Today is “International Talk Like A Pirate Day.” Many use it as an excuse to dress up in bad costumes and shout “Aaargh, Matie” and “Shiver me Timbers,” in some sort of odd homage to Johnny Depp and the Disney version of piracy. All we can say is “please don’t.” The pirates of the 17th century that are the basis for this nonsense were a brutal lot, and why some consider it cute to dress themselves and often their kids as murderous thieves is not immediately obvious.
Piracy today is a huge problem. Thousands of mariners have been taken hostage by pirates, held in captivity for long periods under horrible conditions. Modern piracy costs the world between $10 and 20 billion per year. Pretending to be a Disney pirate may be an amiable amusement but otherwise only distracts from the real problem of modern day piracy. To learn more about modern piracy go to “SaveOurSeafarers.”

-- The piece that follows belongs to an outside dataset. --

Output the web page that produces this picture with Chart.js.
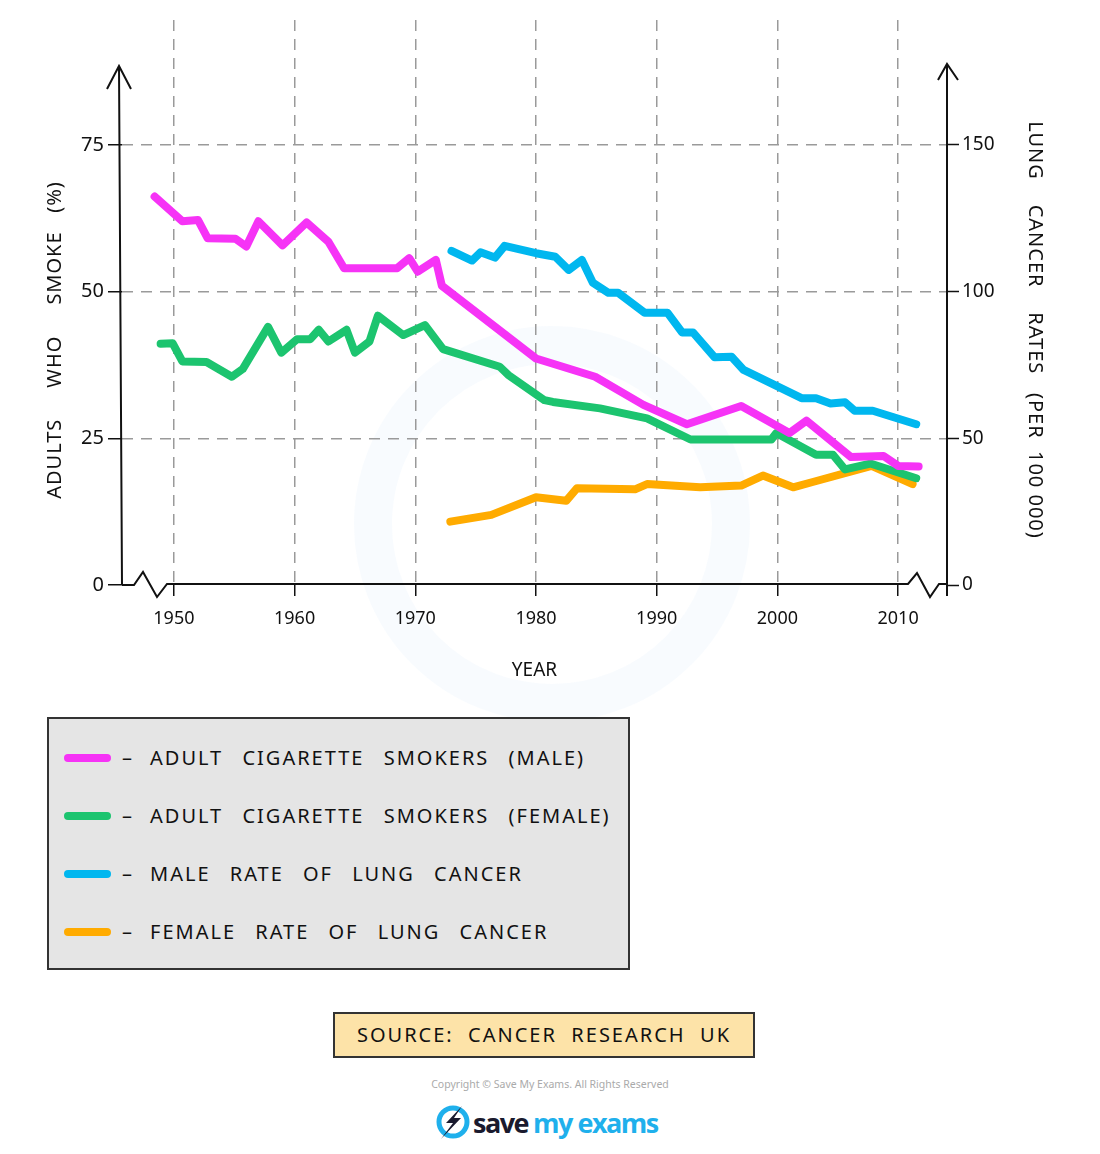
<!DOCTYPE html>
<html>
<head>
<meta charset="utf-8">
<script src="https://cdn.jsdelivr.net/npm/chart.js@4.4.1/dist/chart.umd.min.js"></script>
<style>
  html, body { margin: 0; padding: 0; background: #fff; }
  body { width: 1100px; height: 1154px; position: relative; overflow: hidden; font-family: "Noto Sans", sans-serif; color: #111; }
  #ring { position: absolute; left: 354px; top: 326px; width: 320px; height: 320px; border-radius: 50%; border: 38px solid rgba(232, 243, 251, 0.3); }
  #wrap { position: absolute; left: 0; top: 0; width: 1100px; height: 700px; }
  #legend { position: absolute; left: 47px; top: 717px; width: 579px; height: 249px; background: #e5e5e5; border: 2px solid #333; }
  .row { position: absolute; left: 0; width: 100%; height: 30px; font-size: 20px; letter-spacing: 2px; white-space: pre; line-height: 30px; }
  .sw { position: absolute; left: 15px; top: 11px; width: 47px; height: 8px; border-radius: 4px; }
  .dash { position: absolute; left: 73px; }
  .txt { position: absolute; left: 101px; word-spacing: 12px; }
  #source { position: absolute; left: 333px; top: 1012px; width: 418px; height: 42px; background: #fde3a8; border: 2px solid #333; font-size: 20px; letter-spacing: 2px; white-space: pre; text-align: center; line-height: 42px; }
  #copy { position: absolute; left: 0; width: 1100px; top: 1077px; text-align: center; font-size: 10.5px; color: #aaa; }
  #logo { position: absolute; left: 435px; top: 1102px; height: 40px; display: flex; align-items: center; font-family: "Open Sans", sans-serif; font-weight: 700; font-size: 27px; letter-spacing: -1.5px; }
</style>
</head>
<body>
<div id="ring"></div>
<div id="wrap"><canvas id="c" width="1100" height="700"></canvas></div>
<div id="legend"></div>
<div id="source">SOURCE:  CANCER  RESEARCH  UK</div>
<div id="copy">Copyright © Save My Exams. All Rights Reserved</div>
<div id="logo">
  <svg width="36" height="40" viewBox="0 0 36 40">
    <circle cx="18" cy="20" r="14" fill="none" stroke="#1fb0ec" stroke-width="5"/>
    <polygon points="27,4 11,21 18,21 6,37 26,16 19,16" fill="#1a1a2e"/>
  </svg>
  <span style="color:#1a1a2e;margin-left:2px">save</span><span style="color:#1fb0ec;margin-left:5px">my exams</span>
</div>
<script>
const seriesLabels = [
  'ADULT CIGARETTE SMOKERS (MALE)',
  'ADULT CIGARETTE SMOKERS (FEMALE)',
  'MALE RATE OF LUNG CANCER',
  'FEMALE RATE OF LUNG CANCER'
];
const seriesColors = ['#f633f6', '#1cc46f', '#00b7ef', '#ffab00'];

const maleSmokeYears = [1948.4, 1950.7, 1952.0, 1952.8, 1955.1, 1956.0, 1957.0, 1959.0, 1961.0, 1962.8, 1964.1, 1968.5, 1969.5, 1970.2, 1971.7, 1972.2, 1980.0, 1984.9, 1988.9, 1992.5, 1997.0, 2001.0, 2002.4, 2006.1, 2008.8, 2010.0, 2011.7];
const maleSmokeValues = [66.2, 62.0, 62.2, 59.1, 59.0, 57.7, 62.0, 57.9, 61.8, 58.5, 54.0, 54.0, 55.7, 53.4, 55.4, 51.0, 38.6, 35.5, 30.7, 27.4, 30.5, 25.9, 28.0, 21.8, 22.0, 20.3, 20.2];

const femaleSmokeYears = [1948.9, 1949.9, 1950.7, 1952.7, 1954.8, 1955.7, 1957.8, 1958.9, 1960.2, 1961.3, 1962.0, 1962.8, 1964.3, 1965.0, 1966.2, 1966.9, 1969.0, 1970.8, 1972.3, 1977.0, 1977.7, 1980.7, 1981.4, 1985.3, 1989.2, 1992.8, 1999.5, 1999.9, 2003.2, 2004.6, 2005.6, 2007.7, 2011.5];
const femaleSmokeValues = [41.1, 41.2, 38.1, 38.0, 35.5, 36.8, 44.0, 39.6, 41.9, 41.9, 43.5, 41.5, 43.5, 39.6, 41.5, 45.9, 42.6, 44.3, 40.2, 37.2, 35.8, 31.5, 31.2, 30.1, 28.4, 24.8, 24.8, 25.9, 22.2, 22.2, 19.7, 20.7, 18.2];

const maleCancerYears = [1973.0, 1974.7, 1975.4, 1976.6, 1977.4, 1980.0, 1981.6, 1982.7, 1983.8, 1984.7, 1986.0, 1986.8, 1989.0, 1990.9, 1992.1, 1993.0, 1994.8, 1996.2, 1997.2, 1999.2, 2002.0, 2003.2, 2004.4, 2005.6, 2006.4, 2007.9, 2011.5];
const maleCancerValues = [113.9, 110.6, 113.4, 111.6, 115.6, 113.1, 111.9, 107.4, 110.8, 103.1, 99.6, 99.6, 92.8, 92.8, 86.1, 86.1, 77.6, 77.8, 73.3, 69.3, 63.7, 63.7, 61.9, 62.3, 59.4, 59.4, 54.8];

const femaleCancerYears = [1972.9, 1976.3, 1980.0, 1982.5, 1983.4, 1988.2, 1989.2, 1993.6, 1997.0, 1998.8, 2001.3, 2003.0, 2007.8, 2011.2];
const femaleCancerValues = [21.6, 23.9, 29.9, 28.7, 33.0, 32.6, 34.4, 33.3, 33.9, 37.3, 33.3, 35.2, 40.6, 34.4];

const yearTicks = [1950, 1960, 1970, 1980, 1990, 2000, 2010];
const smokeTicks = [0, 25, 50, 75];
const cancerTicks = [0, 50, 100, 150];

const leftTitle = 'ADULTS     WHO     SMOKE   (%)';
const rightTitle = 'LUNG    CANCER    RATES   (PER  100 000)';

const pts = (xs, ys) => xs.map((x, i) => ({x, y: ys[i]}));

const line = (i, xs, ys, axis) => ({
  label: seriesLabels[i],
  data: pts(xs, ys),
  yAxisID: axis,
  borderColor: seriesColors[i],
  backgroundColor: seriesColors[i],
  borderWidth: 8,
  borderCapStyle: 'round',
  borderJoinStyle: 'round',
  pointRadius: 0,
  tension: 0,
  fill: false,
})

// legend is plain html, built from the same labels / colours
const legend = document.getElementById('legend')
seriesLabels.forEach((lab, i) => {
  const row = document.createElement('div')
  row.className = 'row'
  row.style.top = (41 + i * 58 - 2 - 15) + 'px'
  row.innerHTML = `<div class="sw" style="background:${seriesColors[i]}"></div>` +
    `<div class="dash">–</div><div class="txt">${lab}</div>`
  legend.appendChild(row)
})

// axis lines, arrows, break marks and rotated axis titles
const decorations = {
  id: 'decorations',
  afterDraw(chart) {
    const {ctx, chartArea} = chart
    const y0 = chart.scales.yLeft.getPixelForValue(0)
    const xl = chartArea.left
    const xr = chartArea.right

    ctx.save()
    ctx.strokeStyle = '#111'
    ctx.lineWidth = 2
    ctx.lineJoin = 'miter'

    // left axis + arrow
    ctx.beginPath()
    ctx.moveTo(xl, y0)
    ctx.lineTo(xl - 3, 66)
    ctx.moveTo(xl - 15, 89)
    ctx.lineTo(xl - 3, 66)
    ctx.lineTo(xl + 9, 89)
    ctx.stroke()

    // right axis + arrow
    ctx.beginPath()
    ctx.moveTo(xr, y0 + 11)
    ctx.lineTo(xr, 64)
    ctx.moveTo(xr - 9, 80)
    ctx.lineTo(xr, 64)
    ctx.lineTo(xr + 11, 80)
    ctx.stroke()

    // x axis with break marks at both ends
    ctx.beginPath()
    ctx.moveTo(xl, y0)
    ctx.lineTo(xl + 12, y0)
    ctx.lineTo(xl + 21, y0 - 13)
    ctx.lineTo(xl + 35, y0 + 12)
    ctx.lineTo(xl + 45, y0 - 1)
    ctx.lineTo(xr - 39, y0 - 1)
    ctx.lineTo(xr - 30, y0 - 12)
    ctx.lineTo(xr - 17, y0 + 12)
    ctx.lineTo(xr - 8, y0 - 1)
    ctx.lineTo(xr, y0 - 1)
    ctx.stroke()

    // y axis titles
    ctx.fillStyle = '#111'
    ctx.font = '20px "Noto Sans"'
    ctx.letterSpacing = '1px'
    ctx.textAlign = 'center'
    ctx.textBaseline = 'middle'

    ctx.save()
    ctx.translate(55, 340)
    ctx.rotate(-Math.PI / 2)
    ctx.fillText(leftTitle, 0, 0)
    ctx.restore()

    ctx.save()
    ctx.translate(1035, 330)
    ctx.rotate(Math.PI / 2)
    ctx.fillText(rightTitle, 0, 0)
    ctx.restore()

    ctx.restore()
  }
}

const gridColor = (c) => (c.tick && c.tick.value === 0 ? 'rgba(0,0,0,0)' : '#9a9a9a')

new Chart(document.getElementById('c'), {
  type: 'line',
  data: {
    datasets: [
      line(0, maleSmokeYears, maleSmokeValues, 'yLeft'),
      line(1, femaleSmokeYears, femaleSmokeValues, 'yLeft'),
      line(2, maleCancerYears, maleCancerValues, 'yRight'),
      line(3, femaleCancerYears, femaleCancerValues, 'yRight'),
    ],
  },
  options: {
    responsive: false,
    animation: false,
    layout: {padding: {top: 20, left: 0, right: 0, bottom: 0}},
    plugins: {
      legend: {display: false},
      tooltip: {enabled: false},
    },
    scales: {
      x: {
        type: 'linear',
        min: 1945.7,
        max: 2014.05,
        afterBuildTicks: (s) => { s.ticks = yearTicks.map((v) => ({value: v})) },
        afterFit: (s) => { s.height = 115 },
        grid: {color: '#9a9a9a', lineWidth: 1.5, tickColor: '#111', tickWidth: 1.5, tickLength: 11, tickBorderDash: []},
        border: {display: false, dash: [11, 8]},
        ticks: {
          color: '#111',
          font: {family: 'Noto Sans', size: 18},
          padding: 12,
          maxRotation: 0,
          callback: (v) => String(v),
        },
        title: {
          display: true,
          text: 'YEAR',
          color: '#111',
          font: {family: 'Noto Sans', size: 19},
          padding: {top: 0, bottom: 18},
        },
      },
      yLeft: {
        type: 'linear',
        position: 'left',
        min: 0,
        max: 96.3,
        afterBuildTicks: (s) => { s.ticks = smokeTicks.map((v) => ({value: v})) },
        afterFit: (s) => { s.width = 122 },
        grid: {color: gridColor, lineWidth: 1.5, tickColor: '#111', tickWidth: 1.5, tickLength: 14, tickBorderDash: []},
        border: {display: false, dash: [11, 8]},
        ticks: {color: '#111', font: {family: 'Noto Sans', size: 20}, padding: 4},
      },
      yRight: {
        type: 'linear',
        position: 'right',
        min: 0,
        max: 192.6,
        afterBuildTicks: (s) => { s.ticks = cancerTicks.map((v) => ({value: v})) },
        afterFit: (s) => { s.width = 153 },
        grid: {drawOnChartArea: false, color: '#9a9a9a', tickColor: '#111', tickWidth: 1.5, tickLength: 12, tickBorderDash: []},
        border: {display: false},
        ticks: {color: '#111', font: {family: 'Noto Sans', size: 19}, padding: 3},
      },
    },
  },
  plugins: [decorations],
})
</script>
</body>
</html>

An article in the Guardian from last June does something extremely unusual. It allows a real victim of Somali piracy a voice.

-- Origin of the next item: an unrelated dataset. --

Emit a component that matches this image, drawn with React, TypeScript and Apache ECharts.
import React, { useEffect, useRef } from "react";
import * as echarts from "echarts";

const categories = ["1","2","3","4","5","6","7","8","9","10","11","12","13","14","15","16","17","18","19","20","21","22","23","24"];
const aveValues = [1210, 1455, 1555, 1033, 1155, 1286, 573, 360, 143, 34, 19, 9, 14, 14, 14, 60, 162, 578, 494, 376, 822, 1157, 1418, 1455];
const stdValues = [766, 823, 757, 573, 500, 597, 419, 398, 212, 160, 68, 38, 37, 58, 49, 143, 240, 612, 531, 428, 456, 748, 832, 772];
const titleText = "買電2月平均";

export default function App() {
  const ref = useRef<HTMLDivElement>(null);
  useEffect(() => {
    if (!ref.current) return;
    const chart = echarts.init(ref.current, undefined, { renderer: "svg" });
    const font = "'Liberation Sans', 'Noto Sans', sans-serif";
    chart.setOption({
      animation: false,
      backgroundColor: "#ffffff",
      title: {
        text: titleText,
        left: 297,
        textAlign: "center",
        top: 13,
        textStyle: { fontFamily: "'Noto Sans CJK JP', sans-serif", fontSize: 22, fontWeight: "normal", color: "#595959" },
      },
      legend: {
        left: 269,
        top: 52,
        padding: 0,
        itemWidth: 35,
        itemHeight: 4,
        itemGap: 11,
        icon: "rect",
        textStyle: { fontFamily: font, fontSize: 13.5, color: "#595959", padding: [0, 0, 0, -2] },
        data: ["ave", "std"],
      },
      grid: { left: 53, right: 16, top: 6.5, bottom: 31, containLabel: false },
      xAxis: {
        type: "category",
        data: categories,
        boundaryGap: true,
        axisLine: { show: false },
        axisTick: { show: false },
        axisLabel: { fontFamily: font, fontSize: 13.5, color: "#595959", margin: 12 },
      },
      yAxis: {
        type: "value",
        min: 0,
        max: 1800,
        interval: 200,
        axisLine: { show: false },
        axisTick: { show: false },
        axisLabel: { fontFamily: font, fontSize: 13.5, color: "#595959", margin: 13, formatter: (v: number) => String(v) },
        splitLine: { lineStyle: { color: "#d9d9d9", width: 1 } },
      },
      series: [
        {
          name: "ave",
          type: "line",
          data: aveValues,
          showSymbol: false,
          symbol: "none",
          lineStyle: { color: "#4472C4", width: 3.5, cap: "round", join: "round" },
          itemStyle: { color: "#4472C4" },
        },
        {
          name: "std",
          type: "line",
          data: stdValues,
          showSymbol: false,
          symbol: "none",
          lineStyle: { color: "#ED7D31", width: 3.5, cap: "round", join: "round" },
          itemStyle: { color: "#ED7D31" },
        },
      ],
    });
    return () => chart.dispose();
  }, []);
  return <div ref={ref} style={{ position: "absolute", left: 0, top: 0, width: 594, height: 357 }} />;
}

‘They kept us in a state of terror. Even when I could not see the torturing, I could hear the screams’
In April last year, I was training to become a naval officer on a chemical carrier owned by a company based in Mumbai. There were 22 of us aboard the boat – a mix of professional sailors and engineers from India; at 21, I was the youngest member of the crew.

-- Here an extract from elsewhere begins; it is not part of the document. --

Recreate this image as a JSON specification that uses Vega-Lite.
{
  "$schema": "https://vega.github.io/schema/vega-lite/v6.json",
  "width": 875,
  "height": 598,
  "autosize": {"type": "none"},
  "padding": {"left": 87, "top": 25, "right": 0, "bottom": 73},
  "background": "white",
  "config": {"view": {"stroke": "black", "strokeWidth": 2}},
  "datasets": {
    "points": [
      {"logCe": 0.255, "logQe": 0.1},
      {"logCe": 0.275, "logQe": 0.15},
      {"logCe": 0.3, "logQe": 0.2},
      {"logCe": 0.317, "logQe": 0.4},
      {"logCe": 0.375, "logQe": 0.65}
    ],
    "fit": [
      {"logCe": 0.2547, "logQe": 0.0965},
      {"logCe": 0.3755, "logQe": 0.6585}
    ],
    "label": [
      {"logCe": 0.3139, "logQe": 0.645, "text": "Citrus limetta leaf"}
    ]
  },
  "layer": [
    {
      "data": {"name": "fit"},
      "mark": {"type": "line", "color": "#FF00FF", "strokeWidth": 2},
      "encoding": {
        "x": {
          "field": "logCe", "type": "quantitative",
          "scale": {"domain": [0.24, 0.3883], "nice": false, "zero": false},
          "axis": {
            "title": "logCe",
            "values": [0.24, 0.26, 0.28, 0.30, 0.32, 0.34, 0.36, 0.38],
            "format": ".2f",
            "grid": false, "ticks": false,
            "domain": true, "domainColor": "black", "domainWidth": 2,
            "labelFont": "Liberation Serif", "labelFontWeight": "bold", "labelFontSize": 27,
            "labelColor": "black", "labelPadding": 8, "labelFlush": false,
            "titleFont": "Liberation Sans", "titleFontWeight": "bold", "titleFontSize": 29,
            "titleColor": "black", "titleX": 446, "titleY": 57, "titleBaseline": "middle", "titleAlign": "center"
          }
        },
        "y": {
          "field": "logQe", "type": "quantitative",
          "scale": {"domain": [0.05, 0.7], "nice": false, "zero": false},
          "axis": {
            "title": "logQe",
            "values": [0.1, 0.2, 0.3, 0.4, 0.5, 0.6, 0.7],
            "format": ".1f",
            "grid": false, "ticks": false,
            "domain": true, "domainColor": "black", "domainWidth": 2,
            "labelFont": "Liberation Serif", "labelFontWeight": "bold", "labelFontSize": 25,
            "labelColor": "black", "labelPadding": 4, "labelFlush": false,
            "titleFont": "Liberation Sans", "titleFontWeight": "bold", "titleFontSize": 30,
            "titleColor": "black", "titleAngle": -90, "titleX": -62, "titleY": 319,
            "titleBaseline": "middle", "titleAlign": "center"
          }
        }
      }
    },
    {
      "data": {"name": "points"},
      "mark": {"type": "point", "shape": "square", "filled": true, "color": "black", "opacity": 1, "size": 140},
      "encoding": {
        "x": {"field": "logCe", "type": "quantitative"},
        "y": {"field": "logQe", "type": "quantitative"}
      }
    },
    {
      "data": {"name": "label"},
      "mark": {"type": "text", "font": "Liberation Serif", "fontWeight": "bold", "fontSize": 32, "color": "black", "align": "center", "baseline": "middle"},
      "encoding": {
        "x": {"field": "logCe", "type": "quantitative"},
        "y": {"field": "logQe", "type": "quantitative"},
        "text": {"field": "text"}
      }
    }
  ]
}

The ship was heading from India to Norway, a journey that was meant to take 25 days. On the fourth day, late in the afternoon, I was on watch when one of the other lookouts yelled that he could see a boat approaching. We were sailing 120 miles south of Oman, a remote area of water, and from the size and appearance of the vessel, we suspected it was pirates.
I immediately radioed an Indian navy ship for help – but it was too late. Minutes later, six pirates boarded and, armed with rocket-propelled grenades and Kalashnikov rifles, opened fire on us. It was utterly terrifying and chaotic. We had no choice but to surrender.
We were herded into the navigational control room on deck and made to lie on the floor. In broken English, the pirates told us they were going to ask for a ransom of £15m from the company we worked for. Everyone was incredibly frightened. We lay in silence until the early hours of the next morning, when a further six pirates joined our ship and informed us we were going to sail to Somalia.
Conditions on the ship were unspeakable. We were confined to a tiny corner of the control room. The windows were sealed shut and it was airless and suffocating. The hygiene was appalling – we were allowed to use the toilet, but that soon degenerated into a stinking mess. Nearly all of us became sick. We were fed, but only enough to keep us alive – basic meals of potatoes and onions. Once every couple of weeks, we were allowed on deck to stretch our legs.
The pirates took it in turns to keep their guns trained on us – there was never a chance of escape. Nor was there any opportunity to develop a friendship with them. They kept us in a state of terror – we were beaten constantly with metal poles. I managed to avoid the worst violence, but I saw my crewmates being thrashed with sticks and having electric probes attached to their genitals, and one man was suspended by ropes from the ship’s mast for several hours. Even when I could not see the torturing, I could hear the screams. I can still hear the screams to this day. I don’t know why I wasn’t hurt more – maybe they thought I was too young and unimportant. Some of the older crew members were argumentative, but I made sure never to antagonise the pirates.